When Baudrillard refers to the "precession of simulacra" in Simulacra and Simulation, he is referring to the way simulacra have come to precede the real in the sense mentioned above, rather than to any succession of historical phases of the image. Referring to "On Exactitude in Science", he argued that just as for contemporary society the simulated copy had superseded the original object, so, too, the map had come to precede the geographic territory (cf. Map–territory relation), e.g. the first Gulf War (which Baudrillard later used as an object demonstration in The Gulf War Did Not Take Place): the image of war preceded real war.

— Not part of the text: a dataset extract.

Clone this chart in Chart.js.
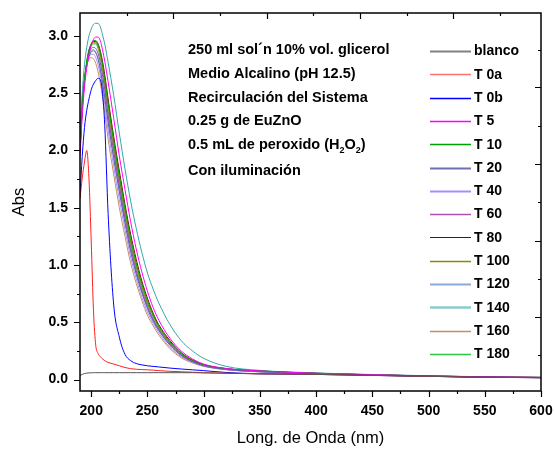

War comes not when it is made by sovereign against sovereign, not when killing for attritive and strategic neutralisation purposes is authorised; nor even, properly speaking, when shots are fired; rather, war comes when society is generally convinced that it is coming.

Henceforth, it is the map that precedes the territory—precession of simulacra—it is the map that engenders the territory and if we were to revive the fable today, it would be the territory whose shreds are slowly rotting across the map.

==Reception==

=== Academia and pop culture ===
The work has sparked interest in academia, with many researchers building upon the concept laid down by Baudrillard.

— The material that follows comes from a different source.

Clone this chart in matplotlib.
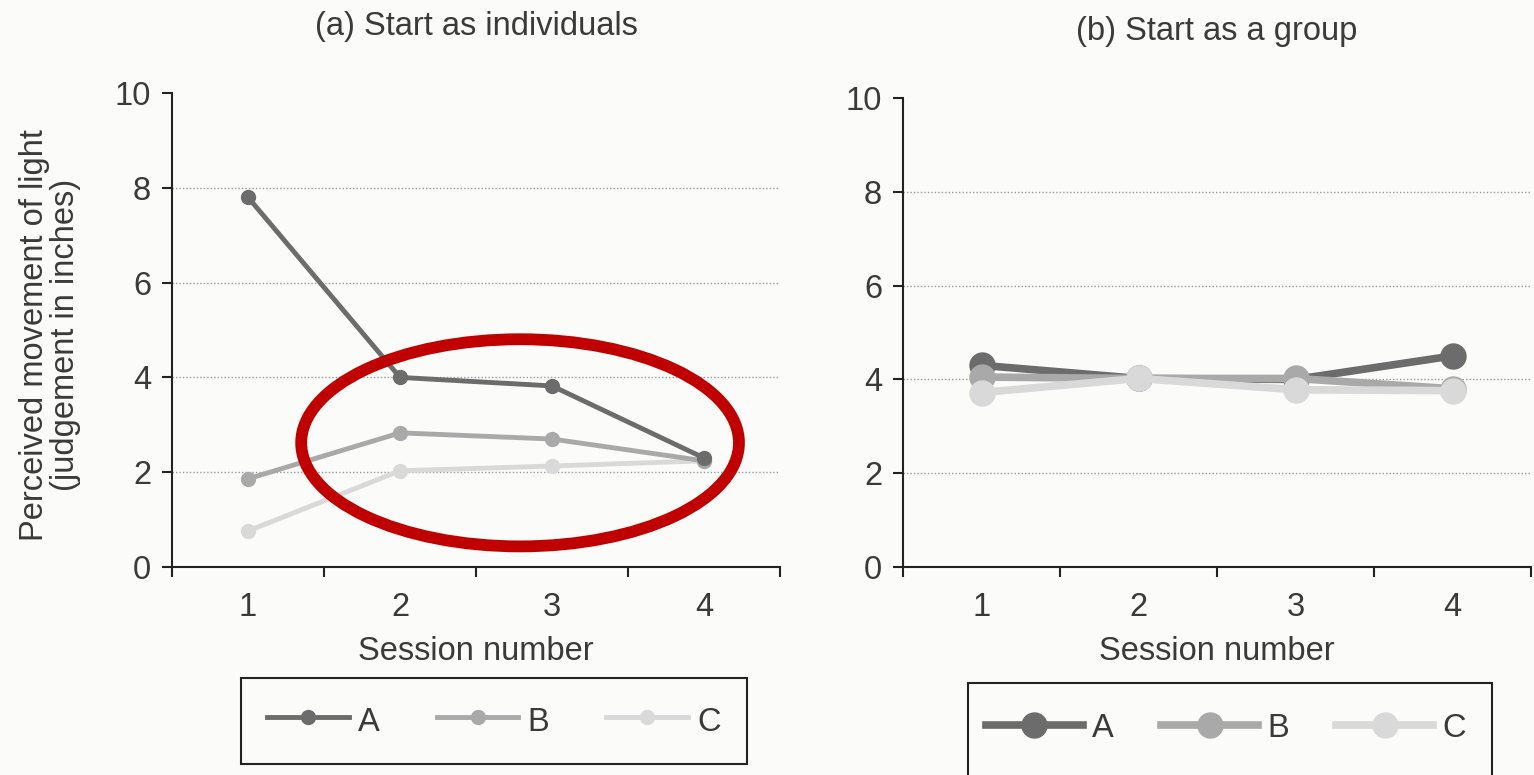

Many have applied Baudrillard terminology to the study of modern and contemporary works of fiction.

Some specific examples include:

- Day Zero, a novel by C. Robert Cargill, examined in "Simulacrum and Hyperreality in Cargill's Day Zero: A Critical Postmodern Study"
- The Matrix movie, which is considered to be an "interpretative grid" for Baudrillard's theory. Simulacra and Simulation was issued to the cast as a required reading prior to the making of the movie, and the book appears in one scene. Baudrillard was reported to be very disappointed by the film, however.
- Ex-Machina (2014) in the matter of techno-orientalism
- finally, and most broadly, to science fiction as a genre

In "Baudrillard's Obscenity," Vivian Sobchack notes:There's nothing like a little pain to bring us (back) to our senses—and to reveal Baudrillard's apocalyptic descriptions of the postmodern techno-body as dangerously partial and naively celebratory. Baudrillard's techno-body is a body that is thought always as an object, and never lived as a subject. Thus it can bear all sorts of symbolic abuse with indiscriminate and undifferentiated pleasure. This techno-body is a porno-graphic fiction, objectified and written beyond belief and beyond the real—which is to say, it is always something "other" than Baudrillard's own body which he lives (even as he refuses to believe it) as "real" and "mine." One's own body resists the kind of affectless objectification that Baudrillard has in mind; rather, it responds affectively to such mortification as he imagines with confusion, horror, anguish, and pain. Even its defensive or offensive "numbness" is physically and affectively lived—and felt.Thus providing a counter argument to Baudrillard's simulacra, or techno-body, while recognizing the value of the framework.

===Baudrillard himself===

Baudrillard himself noted that many read his writing on the 'three orders' of the image with excessive seriousness. In the postface of his To forget Foucault (Original: Oublier Foucault), Baudrillard's interviewer Sylvère Lotringer suggested that Baudrillard's approach to "The Order of the Simulacra" was "pretty close" to that of Michel Foucault who "wrote the archaeology of things", to which Baudrillard replied:

You're talking about the three orders? I could have made a book out of it, others rushed in to find examples. As for myself, without denying it, I don't believe it holds up. For a time I believed in Foucauldian genealogy, but the order of simulation is antinomical to genealogy.